Wednesday, December 22, 2010

Storing Instead of Using

storageIn Analyzing Shelf Life from Informania by Fran Bullington, she writes,

“Why would I have two bottles of orange peel when I rarely use that spice?  What is the purpose of hoarding spice bottles when each spice loses its potency over time?”

This brought to mind that story about the lady who saved all of her best for a special time and then she died before she ever got to use her best. What a waste!

I have to admit that I also think that way at times and luckily I have a magnificent husband who always encourages me to think that the special time is actually now. Yet, he buys tshirts from our travels and they are still in his dresser drawers with the price tag on them because he is waiting for the perfect time to wear them! I guess I need to be better at encouraging him to enjoy the special time now too.

How many times have I put aside a great lesson or teaching moment because I want to wait for the perfect time? Well, I need to remember that at that time, the perfect time is now. Sometimes those moments don’t happen in the future or the situation never presents itself in the safe way again. And when I try to teach it in the future, I don’t have the same enthusiasm or excitement that I had when I first thought of the idea. I guess like some spices, over time, the enthusiasm loses its potency.

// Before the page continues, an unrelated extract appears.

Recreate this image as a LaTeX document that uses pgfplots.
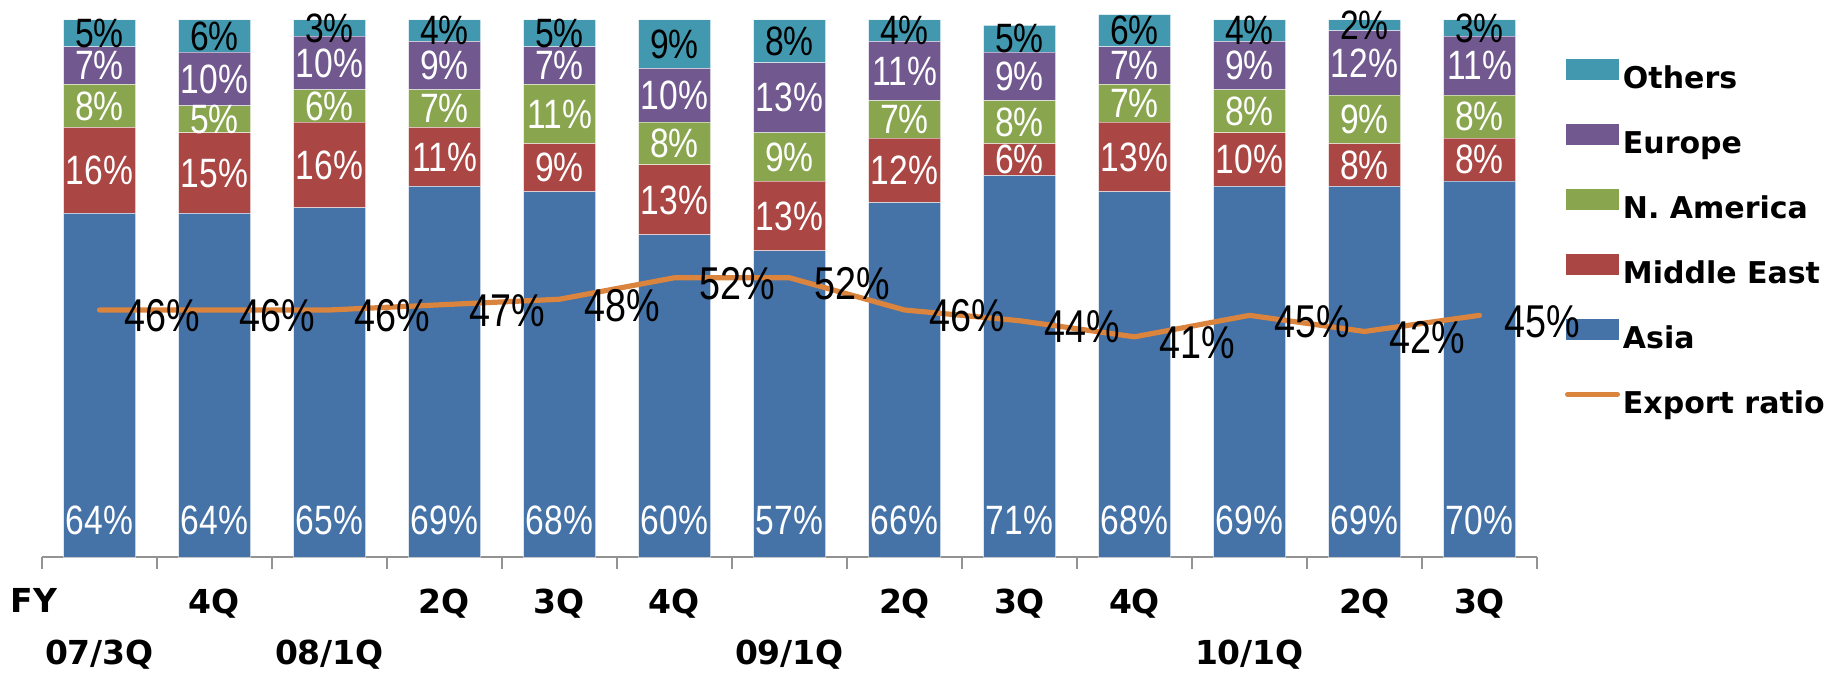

Sometimes I may have something planned but then a teachable moment happens and I need to adjust what I’m doing to focus on this moment now. It is alright to change my plans if I think it is important because the perfect moment is now. I also think it is important to explain to my students why I am changing my plans so they aren’t thrown into confusion. This also helps them identify important moments also and helps them learn to be flexible when necessary.

Sometimes I have great ideas for lessons to do right before the holidays and then during that time, there are unexpected special events that occur or circumstances change where I can’t teach those lessons. Then it is too late to try to fit them in because instead of a great lesson, they become a hurried rushed through lesson which I don’t want to do.

So, after this happened to me a few years in a row, I decided to do my holiday lessons a couple of weeks before the holidays. This primes my students for the upcoming holidays as well as giving us a relaxed atmosphere to enjoy the lesson. Many of my special education students have a hard time with holidays anyway because it is usually unstructured and chaotic which causes them to feel anxious. This is a great way to prepare them for the holidays. I also found it is a great time to talk about their expectations of the holidays, their anxiety, and how to cope with their feelings during these times. Parents have come to me after the holidays and actually told me that this preparation has made a difference and helped the families to enjoy the holidays more.

So I need to stop storing and start using when the time is right. I don’t want my lessons to lose their potency over time.

Does this happen to you? If so, please share your experience and how you deal with it.

Posted on the Successful Teaching Blog by loonyhiker (successfulteaching at gmail dot com).

Original image: 'crafty stuff' by: Nicole Vaughan

1 comment:

Sioux Roslawski said...

Pat--What a wonderful educator you are.

I'm guilty of getting great lotions as gifts, and saving them for special trips, etc. but then the trips rarely come, or I don't pack them, and they sit in the closet gathering dust. However, I recently started enjoying them, because the special time is indeed NOW.

I think another reason why kids sometimes are anxious about holidays is school is the only stable place (emotionally) for them. Why be thrilled when you're going home to spend two weeks with an addicted mom, or parents who are overly-harsh, or a parent who is in a needy, it's-MY-time phase?

This year, we had a snow day on our last day with the kids, so we really missed out on some time we were counting on. I love your idea of beginning the holiday lessons a couple of weeks in advance; it's too late this year, but I will adopt this strategy next year. Thanks for the advice, the blog and the suggestions, Pat. I always enjoy reading your posts--they're helpful (the teaching ones), thoughtful, and I was fascinated reading about your cruises...(Vicariously, I was there with you--ha!)